In the Greenbelt village I scan the Charity Store selection of books and albums. The latter are a motley selection of middle-of-the-road and teeny-bop items which even if they hadn't got sleeves damaged in the rain don't warrant the £1 each selling price. Not a Christian artist to be seen - save for a worse-for-wear Rick Wakeman.
I catch a Mainstage song from those acoustic pop survivors The Proclaimers. I'd interviewed the Scottish brothers when they played Greenbelt in 1994. That year I'd been commissioned by NME to write a report on Greenbelt. As it turned out, NME never published my Greenbelt piece because Alan Lewis, the editor who'd commissioned it, was on holiday when my copy arrived and his assistant editor left in charge HATED anything to do with Christians. But I still remember that interview with the Reid brothers when they told me they weren't believers but were interested in the origins of the Labour Party formed by Christians appalled by society's treatment of the poor and oppressed. I had intended to stay for the whole Proclaimers' set but with nowhere to sit and my trainers letting in copious amounts of water I leave after one song and head back to the Press Office.
I'm sitting on the steps of the Grandstand talking to my friends Ruth and Paul. A charming girl called Cat talks to us about the need to put the needs of the poor back on the political agenda. All three of us gladly sign the petition she hands us.
In the G-Music tent I see Martyn Joseph. In a voice loud enough for him to hear I announce "here comes The Liberal Backslider". Martyn makes a funnier remark, one about the treacherous skidpatch of G-Music's floor which threatens to dispatch all of us onto our backs. We both laugh. I'm in G-Music to catch Dennison Witmer. The volunteers in the Press Office have been trying all day to set up an interview for me with the singer/songwriter all day but they keep just missing him. So the news that Ruth brings that Dennison is doing a mini-set in the G-Music Tent gets me hurrying (well, as fast as anyone can hurry across patches of glutinous mud in wet trainers) to catch the last bit of his set.

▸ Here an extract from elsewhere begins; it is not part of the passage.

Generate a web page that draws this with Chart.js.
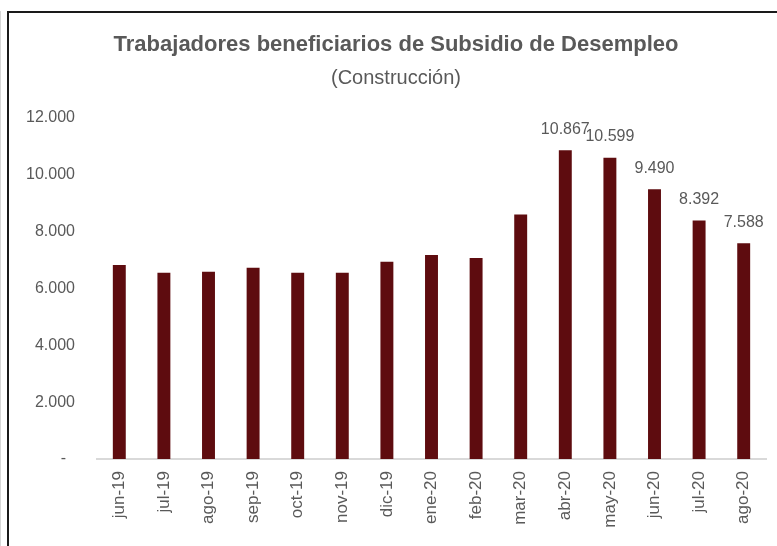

As it turns out, Dennison Witmer'S G-Music performance is barely audible above The Proclaimers booming from Mainstage close by. But afterwards this most gifted of songsmiths graciously agrees to talk to me. In a portacabin lent by the G-Music manager, Dennison, though he's clearly dog-tired, talks lucidly about the songwriting process and an album he's currently working on with Sufjan Stevens.